Après deux jours de beuverie, la vieille mère envoya son fils, qu’elle avait exprès sapé dans de vieilles loques, inviter à venir chez eux tous les gens qui avaient autrefois été pauvres mais étaient maintenant riches. Le Dieu Hibou regarda l’enfant entrer dans chaque maison et délivrer l’invitation, et vit que tous les gens qui avaient été pauvres et qui maintenant étaient riches riaient de lui. « Allons, allons, disaient-ils, quel genre de vin peuvent bien avoir fait ces sales pauvres qui puent et à quel genre de fête ringarde pourraient-ils bien nous inviter ? Allons-y donc pour nous foutre de leur gueule ! » Et donc une foule de personnes se mit en marche.

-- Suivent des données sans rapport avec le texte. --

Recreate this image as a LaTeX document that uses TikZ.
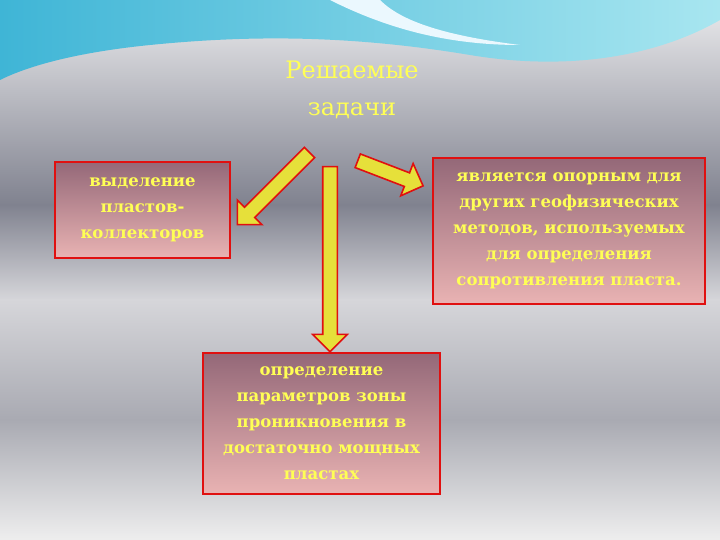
\documentclass[tikz,border=0pt]{standalone}
\usepackage{fontspec}
\setmainfont{DejaVu Serif}
\usetikzlibrary{shapes.arrows,shadows}
\definecolor{bg1}{HTML}{ECECEE}
\definecolor{bg2}{HTML}{80828F}
\definecolor{bg3}{HTML}{D6D6DA}
\definecolor{bg4}{HTML}{A9AAB2}
\definecolor{bg5}{HTML}{EEEEEE}
\definecolor{wv1}{HTML}{3FB5D6}
\definecolor{wv2}{HTML}{A8E6F0}
\definecolor{boxtop}{HTML}{946878}
\definecolor{boxbot}{HTML}{E9B3B3}
\definecolor{txtyel}{HTML}{FFFF55}
\definecolor{redb}{HTML}{E01010}
\definecolor{arrowy}{HTML}{E6E03A}
\tikzset{
  box/.style={draw=redb,line width=1.6pt,top color=boxtop,bottom color=boxbot,
    font=\bfseries\fontsize{16.5}{26}\selectfont,text=txtyel,align=center,inner sep=0pt},
  blk/.style={single arrow,draw=redb,line width=1.6pt,fill=arrowy,inner sep=6.5pt,
    single arrow head extend=10pt,minimum width=33pt}
}
\begin{document}
\begin{tikzpicture}[x=1pt,y=-1pt]
\useasboundingbox (0,0) rectangle (720,540);
\shade[top color=bg1,bottom color=bg2] (0,-0.5) rectangle (720,205);
\shade[top color=bg2,bottom color=bg3] (0,204.5) rectangle (720,300);
\shade[top color=bg3,bottom color=bg4] (0,299.5) rectangle (720,420);
\shade[top color=bg4,bottom color=bg5] (0,419.5) rectangle (720,540);
% blue wave
\shade[left color=wv1, right color=wv2]
  (0,0) -- (720,0) -- (720,20) .. controls (650,60) and (560,70) .. (470,55)
  .. controls (350,35) and (250,35) .. (150,45) .. controls (80,52) and (30,65) .. (0,80) -- cycle;
\fill[white!92!cyan] (330,0) .. controls (380,25) and (440,45) .. (520,45)
  .. controls (440,35) and (400,20) .. (380,0) -- cycle;
\node[font=\fontsize{24}{37}\selectfont,text=txtyel,align=center] (title) at (352,90) {Решаемые\\задачи};
\node[box,minimum width=175pt,minimum height=96pt] (b1) at (142.5,210) {выделение\\пластов-\\коллекторов};
\node[box,minimum width=272pt,minimum height=146pt] (b2) at (569,231) {является опорным для\\других геофизических\\методов, используемых\\для определения\\сопротивления пласта.};
\node[box,minimum width=237pt,minimum height=141pt] (b3) at (321.5,423.5) {определение\\параметров зоны\\проникновения в\\достаточно мощных\\пластах};
\node[blk,minimum height=102pt,rotate=225] (a1) at (276,186) {};
\node[blk,minimum height=185pt,rotate=270] (a2) at (330,255.5) {};
\node[blk,minimum height=70pt,rotate=-21] (a3) at (387,172) {};
\end{tikzpicture}
\end{document}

Certains, de voir seulement de loin l’immense maison furent si surpris et honteux qu’ils rentrèrent illico presto chez eux, la queue entre les jambes. Les autres avancèrent jusqu’à l’entrée de la maison seulement pour rester plantés là, paralysés, sous le choc.
Voyant cela, la vieille femme sortit et, les prenant par la main, les conduisit à l’intérieur de la maison. Tout le monde entra, lentement, plus que discrètement, et s’assit, et pas un d’entre tous ne fut capable de relever la tête. Le vieil homme prit alors la parole : « Comme nous étions pauvres, nous ne pouvions pas nous mêler à tout le monde, sans discrimination, mais le Dieu Hibou qui surveillait le village, a pris pitié de nous et nous a béni de cette façon, car nous n’avions jamais rien fait de mal. Alors, je voudrais demander à ce qu’à partir d’aujourd’hui, tous les habitants de ce village s’unissent et fassent en sorte de s’entendre les uns avec les autres. » Une fois qu’il eut dit ces mots, les villageois s’excusèrent tous auprès de lui et promirent tous très fermement de s’entendre les uns avec les autres dorénavant. Ce qu’ils firent, pour le plus grand bonheur du Dieu Hibou qui continue depuis lors de veiller sur le village des humains et de constater chaque jour qu’ils s’entendent bien les uns avec les autres.
Je vous laisse vous-même dégager une morale de cette histoire. Moi je saurais pas dire.